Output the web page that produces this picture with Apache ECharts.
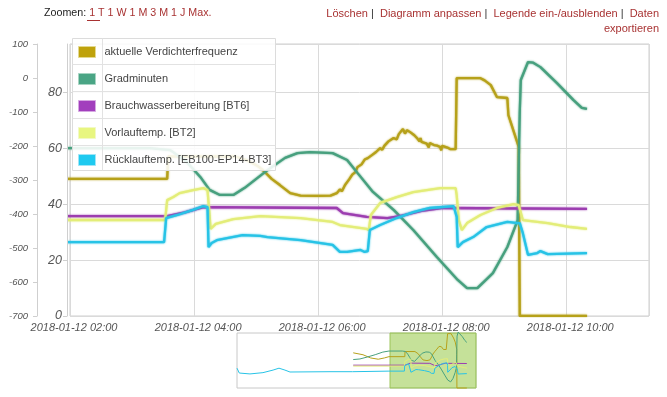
<!DOCTYPE html>
<html>
<head>
<meta charset="utf-8">
<title>Verlauf Wärmepumpe</title>
<script src="https://cdn.jsdelivr.net/npm/echarts@6/dist/echarts.min.js"></script>
</head>
<body style="margin:0;background:#fff">
<div id="chart" style="width:667px;height:397px"></div>
<script>
// Tag 1 = 2018-01-11 (nur im Navigator sichtbar), Tag 2 = 2018-01-12
const verdichterGestern = [['21:56', 55], ['23:00', 52], ['23:50', 47]];
const verdichter = [['00:40', 45], ['01:20', 47], ['01:50', 49], ['03:34', 49], ['03:35', 57], ['04:40', 57],
  ['04:52', 55.5], ['05:02', 53.5], ['05:07', 52], ['05:15', 49], ['05:23', 46.8], ['05:33', 43.9], ['05:43', 43],
  ['05:59', 42.9], ['06:12', 43], ['06:18', 43.9], ['06:21', 45.2], ['06:23', 44.6], ['06:26', 46.8], ['06:30', 48.8],
  ['06:33', 50.5], ['06:36', 51.4], ['06:38', 53.2], ['06:42', 54.2], ['06:45', 55.9], ['06:48', 56.4], ['06:52', 57.5],
  ['06:56', 58.6], ['07:00', 60], ['07:02', 59.4], ['07:04', 60.8], ['07:08', 62.4], ['07:13', 63.6], ['07:16', 63.1],
  ['07:18', 65], ['07:22', 66.8], ['07:24', 65.2], ['07:26', 66.4], ['07:29', 65.7], ['07:33', 64.6], ['07:36', 63.4],
  ['07:38', 62.4], ['07:39', 63.6], ['07:40', 62.2], ['07:45', 61.6], ['07:47', 60.2], ['07:48', 61.8], ['07:52', 61.1],
  ['07:55', 60.9], ['07:58', 60.4], ['07:59', 59.2], ['08:00', 60.8], ['08:05', 60.2], ['08:08', 59.6], ['08:13', 59.6],
  ['08:14', 85], ['08:37', 85], ['08:41', 84.2], ['08:47', 82.5], ['08:53', 78.2], ['09:03', 77.9], ['09:04', 71.8],
  ['09:14', 60.4], ['09:15', 0], ['10:20', 0]];

const gradminutenGestern = [['21:56', -320], ['22:40', -312], ['23:30', -285]];
const gradminuten = [['00:20', -255], ['01:10', -220], ['01:50', -206], ['03:17', -206], ['03:37', -212], ['03:53', -247],
  ['04:06', -291], ['04:15', -329], ['04:25', -344], ['04:38', -344], ['04:49', -323], ['05:11', -271], ['05:28', -235],
  ['05:40', -221], ['05:52', -218], ['06:14', -221], ['06:28', -241], ['06:38', -279], ['06:53', -335], ['07:13', -388],
  ['07:32', -447], ['07:55', -527], ['08:15', -594], ['08:24', -618], ['08:34', -618], ['08:49', -574], ['09:03', -497],
  ['09:13', -418], ['09:14', -250], ['09:15', -100], ['09:16', -6], ['09:23', 47], ['09:28', 45], ['09:35', 32],
  ['09:51', -15], ['10:07', -65], ['10:15', -88], ['10:20', -91]];

const brauchwasserGestern = [['21:56', 35.7]];
const brauchwasser = [['01:50', 35.7], ['03:34', 35.7], ['03:51', 37], ['04:09', 38.9], ['06:18', 38.6], ['06:24', 36.8],
  ['06:47', 35.4], ['07:07', 35], ['07:19', 35.7], ['07:42', 37.7], ['08:01', 38.6], ['10:20', 38.3]];

const vorlaufGestern = [['21:56', 34.3]];
const vorlauf = [['01:50', 34.3], ['03:32', 34.3], ['03:34', 41.4], ['03:40', 42.5], ['03:46', 43.9], ['03:59', 45],
  ['04:09', 45.7], ['04:13', 45], ['04:15', 36.1], ['04:16', 31.1], ['04:21', 32.9], ['04:38', 34.6], ['05:04', 35.7],
  ['05:43', 35], ['06:14', 33.6], ['06:21', 32.5], ['06:47', 31.1], ['06:49', 30.7], ['06:51', 36.1], ['07:00', 40.4],
  ['07:16', 42.5], ['07:32', 44.3], ['07:58', 45.7], ['08:13', 45.7], ['08:14', 43.2], ['08:16', 34.3], ['08:19', 30.7],
  ['08:24', 33.2], ['08:37', 36.1], ['08:53', 38.6], ['09:09', 40], ['09:14', 39.6], ['09:15', 38.9], ['09:18', 34.3],
  ['09:42', 33.2], ['10:04', 31.8], ['10:20', 31.1]];

const ruecklaufGestern = [['09:15', 31], ['09:30', 23.4], ['10:40', 22], ['12:05', 24], ['13:11', 28], ['13:50', 31],
  ['14:29', 28], ['15:02', 25], ['19:24', 25.5], ['21:52', 25.5], ['21:56', 27]];
const ruecklauf = [['01:50', 26.4], ['03:31', 26.4], ['03:33', 35], ['03:44', 36.1], ['03:59', 37.9], ['04:09', 39.3],
  ['04:13', 38.9], ['04:14', 24.6], ['04:17', 26.1], ['04:22', 27.1], ['04:47', 28.9], ['05:04', 28.6], ['05:11', 28.2],
  ['05:43', 27.1], ['06:14', 25.4], ['06:21', 22.9], ['06:28', 22.9], ['06:41', 23.6], ['06:45', 22.9], ['06:48', 23.2],
  ['06:50', 30.7], ['07:00', 32.5], ['07:16', 35], ['07:32', 37.1], ['07:48', 38.6], ['08:11', 39.3], ['08:14', 35.4],
  ['08:15', 24.6], ['08:20', 26.4], ['08:30', 28.2], ['08:43', 31.8], ['09:03', 33.6], ['09:13', 33.2], ['09:15', 33.2],
  ['09:18', 29.6], ['09:23', 21.8], ['09:32', 22.5], ['09:35', 23.2], ['09:42', 22.1], ['10:20', 22.5]];

const names = ['aktuelle Verdichterfrequenz', 'Gradminuten', 'Brauchwasserbereitung [BT6]',
  'Vorlauftemp. [BT2]', 'Rücklauftemp. [EB100-EP14-BT3]'];
const lineColors = ['#b6a11a', '#47a07e', '#9c3db0', '#e3ed78', '#27c3e6'];
const swatchColors = ['#bfa20c', '#4aa585', '#a23fbd', '#e8f680', '#1fcaf0'];
const swatchBorders = ['#e3d98f', '#a6d4c2', '#d6a8e2', '#f2f9c4', '#9fe5f6'];
const achse = [0, 1, 0, 0, 0];   // 0 = Temperatur/Frequenz, 1 = Gradminuten

// Ausschnitt Hauptdiagramm und Navigator
const ansichtVon = '2018-01-12 02:00', ansichtBis = '2018-01-12 11:20';
const navVon = '2018-01-11 09:15', navBis = '2018-01-12 11:20';
const schritt = 2 * 3600 * 1000;   // Zeitachse alle 2 Stunden

const ms = s => new Date(s.replace(' ', 'T') + ':00').getTime();
const stamp = (d, pts) => pts.map(p => [ms('2018-01-' + d + ' ' + p[0]), p[1]]);
const reihen = [
  stamp('11', verdichterGestern).concat(stamp('12', verdichter)),
  stamp('11', gradminutenGestern).concat(stamp('12', gradminuten)),
  stamp('11', brauchwasserGestern).concat(stamp('12', brauchwasser)),
  stamp('11', vorlaufGestern).concat(stamp('12', vorlauf)),
  stamp('11', ruecklaufGestern).concat(stamp('12', ruecklauf))
];

const pad = n => String(n).padStart(2, '0');
const fmtZeit = v => {
  const d = new Date(v);
  return d.getFullYear() + '-' + pad(d.getMonth() + 1) + '-' + pad(d.getDate()) + ' ' + pad(d.getHours()) + ':' + pad(d.getMinutes());
};

const FONT = 'Liberation Sans';
const LINK = '#a83232';

const chart = echarts.init(document.getElementById('chart'), null, { renderer: 'canvas' });

const series = [];
reihen.forEach((data, i) => {
  series.push({
    name: names[i], type: 'line', data: data,
    xAxisIndex: 0, yAxisIndex: achse[i],
    showSymbol: false, z: 2,
    lineStyle: { color: lineColors[i], width: 2.3, shadowColor: lineColors[i], shadowBlur: 2 },
    itemStyle: { color: swatchColors[i] }
  });
});
reihen.forEach((data, i) => {
  const s = {
    name: names[i], type: 'line', data: data,
    xAxisIndex: 1, yAxisIndex: 2 + achse[i],
    showSymbol: false, silent: true, clip: false,
    lineStyle: { color: lineColors[i], width: 1 },
    itemStyle: { color: swatchColors[i] }
  };
  if (i === 4) {
    s.markArea = {
      silent: true,
      itemStyle: { color: 'rgba(150,200,70,0.55)', borderColor: '#9cc65a', borderWidth: 1 },
      data: [[{ xAxis: ms('2018-01-12 01:57') }, { xAxis: ms(ansichtBis) }]]
    };
  }
  series.push(s);
});

const legendeBox = [
  { type: 'rect', z: 3, shape: { x: 72.5, y: 38.5, width: 203, height: 132 },
    style: { fill: 'rgba(255,255,255,0.88)', stroke: '#dcdcdc', lineWidth: 1 } },
  { type: 'line', z: 3, shape: { x1: 102.5, y1: 38.5, x2: 102.5, y2: 170.5 }, style: { stroke: '#e2e2e2' } }
];
[64.5, 91.5, 118.5, 145.5].forEach(y => legendeBox.push(
  { type: 'line', z: 3, shape: { x1: 72.5, y1: y, x2: 275.5, y2: y }, style: { stroke: '#e2e2e2' } }
));

const option = {
  animation: false,
  textStyle: { fontFamily: FONT },
  grid: [
    { left: 70, top: 44, right: 18, bottom: 81, show: true, borderColor: '#cfcfcf', borderWidth: 1 },
    { left: 237, top: 333, width: 239, height: 55, show: true, borderColor: '#c8c8c8', borderWidth: 1 }
  ],
  xAxis: [
    {
      type: 'value', gridIndex: 0, min: ms(ansichtVon), max: ms(ansichtBis), interval: schritt,
      axisLine: { show: false }, axisTick: { show: false },
      splitLine: { show: true, lineStyle: { color: '#dadada' } },
      axisLabel: {
        formatter: fmtZeit, showMaxLabel: false, padding: [0, 0, 0, 8],
        fontFamily: FONT, fontStyle: 'italic', fontSize: 11, color: '#555', margin: 6
      }
    },
    { type: 'time', gridIndex: 1, min: ms(navVon), max: ms(navBis), show: false }
  ],
  yAxis: [
    {
      type: 'value', gridIndex: 0, position: 'left', offset: 3, min: 0, max: 97.2, interval: 20,
      axisLine: { show: true, lineStyle: { color: '#cfcfcf' } },
      axisTick: { show: true, length: 4, lineStyle: { color: '#cfcfcf' } },
      splitLine: { show: true, lineStyle: { color: '#dadada' } },
      axisLabel: {
        showMaxLabel: false, margin: 5,
        fontFamily: FONT, fontStyle: 'italic', fontSize: 12.5, color: '#555'
      }
    },
    {
      type: 'value', gridIndex: 0, position: 'left', offset: 33, min: -700, max: 100, interval: 100,
      axisLine: { show: true, lineStyle: { color: '#cfcfcf' } },
      axisTick: { show: true, length: 4, lineStyle: { color: '#cfcfcf' } },
      splitLine: { show: false },
      axisLabel: { margin: 9, fontFamily: FONT, fontStyle: 'italic', fontSize: 9.5, color: '#555' }
    },
    { type: 'value', gridIndex: 1, min: 0, max: 86, show: false },
    { type: 'value', gridIndex: 1, min: -700, max: 35, show: false }
  ],
  legend: {
    orient: 'vertical', left: 78, top: 45, padding: 0,
    itemWidth: 17, itemHeight: 11, itemGap: 13, icon: 'rect',
    selectedMode: false,
    textStyle: { fontFamily: FONT, fontSize: 11, color: '#444', lineHeight: 14, padding: [0, 0, 0, 4] },
    data: names.map((n, i) => ({
      name: n, icon: 'rect',
      itemStyle: { color: swatchColors[i], borderColor: swatchBorders[i], borderWidth: 1 }
    }))
  },
  graphic: legendeBox.concat([
    {
      type: 'text', left: 44, top: 8, z: 5,
      style: {
        text: '{a|Zoomen: }{l|1 T}{l| 1 W 1 M 3 M 1 J Max.}',
        rich: {
          a: { fill: '#222', font: '10.7px "Liberation Sans"' },
          l: { fill: LINK, font: '10.7px "Liberation Sans"' }
        }
      }
    },
    { type: 'line', z: 5, shape: { x1: 87, y1: 20.5, x2: 100, y2: 20.5 }, style: { stroke: LINK, lineWidth: 1 } },
    {
      type: 'text', right: 8, top: 8, z: 5,
      style: {
        text: '{l|Löschen}{p| |  }{l|Diagramm anpassen}{p| |  }{l|Legende ein-/ausblenden}{p| |  }{l|Daten}',
        rich: {
          l: { fill: LINK, font: '11px "Liberation Sans"' },
          p: { fill: '#333', font: '11px "Liberation Sans"' }
        }
      }
    },
    {
      type: 'text', right: 8, top: 23, z: 5,
      style: { text: 'exportieren', fill: LINK, font: '11px "Liberation Sans"' }
    }
  ]),
  series: series
};

chart.setOption(option);
</script>
</body>
</html>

> _Set exercise_
Write out, word for word, the lines from the start of the data through the one holding "['09:14', 60.4], ['09:15', 0], ['10:20', 0]];". Omit pictures.

> _Output of the task_
Output the web page that produces this picture with Apache ECharts.
<!DOCTYPE html>
<html>
<head>
<meta charset="utf-8">
<title>Verlauf Wärmepumpe</title>
<script src="https://cdn.jsdelivr.net/npm/echarts@6/dist/echarts.min.js"></script>
</head>
<body style="margin:0;background:#fff">
<div id="chart" style="width:667px;height:397px"></div>
<script>
// Tag 1 = 2018-01-11 (nur im Navigator sichtbar), Tag 2 = 2018-01-12
const verdichterGestern = [['21:56', 55], ['23:00', 52], ['23:50', 47]];
const verdichter = [['00:40', 45], ['01:20', 47], ['01:50', 49], ['03:34', 49], ['03:35', 57], ['04:40', 57],
  ['04:52', 55.5], ['05:02', 53.5], ['05:07', 52], ['05:15', 49], ['05:23', 46.8], ['05:33', 43.9], ['05:43', 43],
  ['05:59', 42.9], ['06:12', 43], ['06:18', 43.9], ['06:21', 45.2], ['06:23', 44.6], ['06:26', 46.8], ['06:30', 48.8],
  ['06:33', 50.5], ['06:36', 51.4], ['06:38', 53.2], ['06:42', 54.2], ['06:45', 55.9], ['06:48', 56.4], ['06:52', 57.5],
  ['06:56', 58.6], ['07:00', 60], ['07:02', 59.4], ['07:04', 60.8], ['07:08', 62.4], ['07:13', 63.6], ['07:16', 63.1],
  ['07:18', 65], ['07:22', 66.8], ['07:24', 65.2], ['07:26', 66.4], ['07:29', 65.7], ['07:33', 64.6], ['07:36', 63.4],
  ['07:38', 62.4], ['07:39', 63.6], ['07:40', 62.2], ['07:45', 61.6], ['07:47', 60.2], ['07:48', 61.8], ['07:52', 61.1],
  ['07:55', 60.9], ['07:58', 60.4], ['07:59', 59.2], ['08:00', 60.8], ['08:05', 60.2], ['08:08', 59.6], ['08:13', 59.6],
  ['08:14', 85], ['08:37', 85], ['08:41', 84.2], ['08:47', 82.5], ['08:53', 78.2], ['09:03', 77.9], ['09:04', 71.8],
  ['09:14', 60.4], ['09:15', 0], ['10:20', 0]];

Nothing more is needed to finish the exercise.